Este caso é um dos listados nas “20 mentiras” pela defesa de Cristina.

“Esse lawfare funciona muito na Argentina, assim como funcionou no Brasil, porque faz parte de um tripé: a força política de direita, o Poder Judiciário e a mídia. A grande mídia na Argentina está sempre contra o kirchnerismo”, diz Oiticica.

Nesta quarta-feira, após a confirmação da condenação de Cristina, o resultado foi divulgado em tom de celebração pelo principal grupo de imprensa do país, o Clarín. Gustavo Veiga pontua que os grandes meios de comunicação da Argentina se apoderaram de muitos veículos ao longo dos anos 1990, tendo acesso a licitações facilitadas durante o governo de Menem, o que levou à consolidação, por exemplo, da televisão a cabo sob comando do grupo de Clarín.

Capa do Clarín no dia seguinte à condenação de Cristina. Foto: Reprodução

Estas relações, contudo, seriam ainda mais antigas, uma vez que o Clarín e outros veículos tinham relações empresariais diretas com a ditadura argentina. “Essa sociedade permitiu ao grupo Clarín, por exemplo, a compra de papel a um preço subsidiado. O grupo começou a comprar cada vez mais empresas concorrentes e se constituiu em um poder de fato, que começa a apoiar aqueles que lhe dão benefícios estatais”, diz.

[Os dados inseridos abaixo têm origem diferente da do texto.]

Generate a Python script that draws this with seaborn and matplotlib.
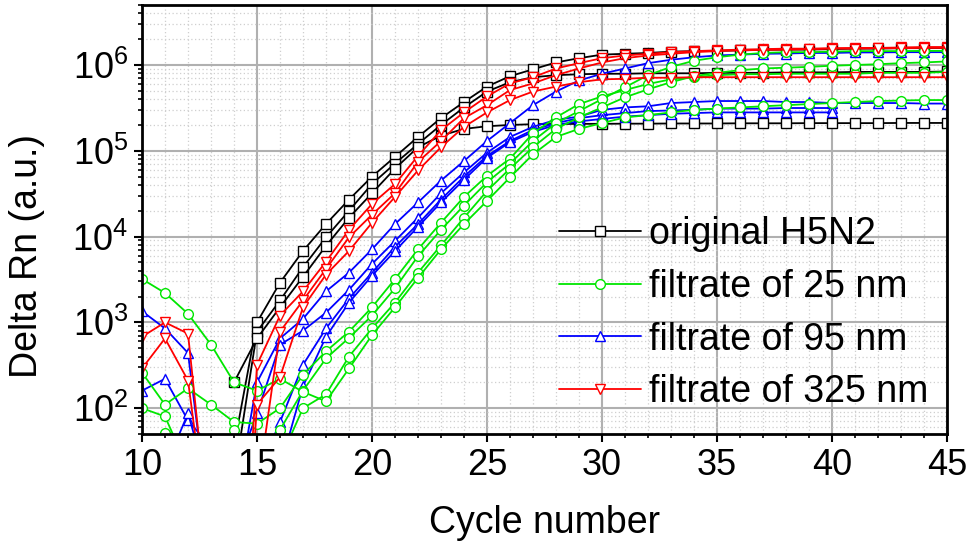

Veiga destaca que mesmo o governo de Néstor Kirchner concedeu benefícios aos meios de comunicação, incluindo o Clarín, que permitiram a consolidação do mercado. “Quando o governo Cristina começa os enfrentamentos com o Clarín, o poder econômico do grupo já estava consolidado. E os peronistas que hoje sofrem com as pressões do Clarín, ajudaram no seu crescimento”.

Oiticica destaca que os enfrentamentos com a imprensa estão ligados, entre outras coisas, ao fato de que governo de Cristina aprovou a Lei de Meios, que ficou famosa no Brasil e é citada como exemplo para democratizar o controle do mercado de audiovisual do Brasil, mas que ela nunca foi colocada em vigor. Destaca que, ainda no governo Cristina, decisões judiciais impediram que ela fosse implementada e, quando Macri chegou à presidência, ele anulou a legislação.

“Não existe lei de mídia funcionando lá e o espectro é totalmente dominado por dois grupos de comunicação que são antigoverno”, diz.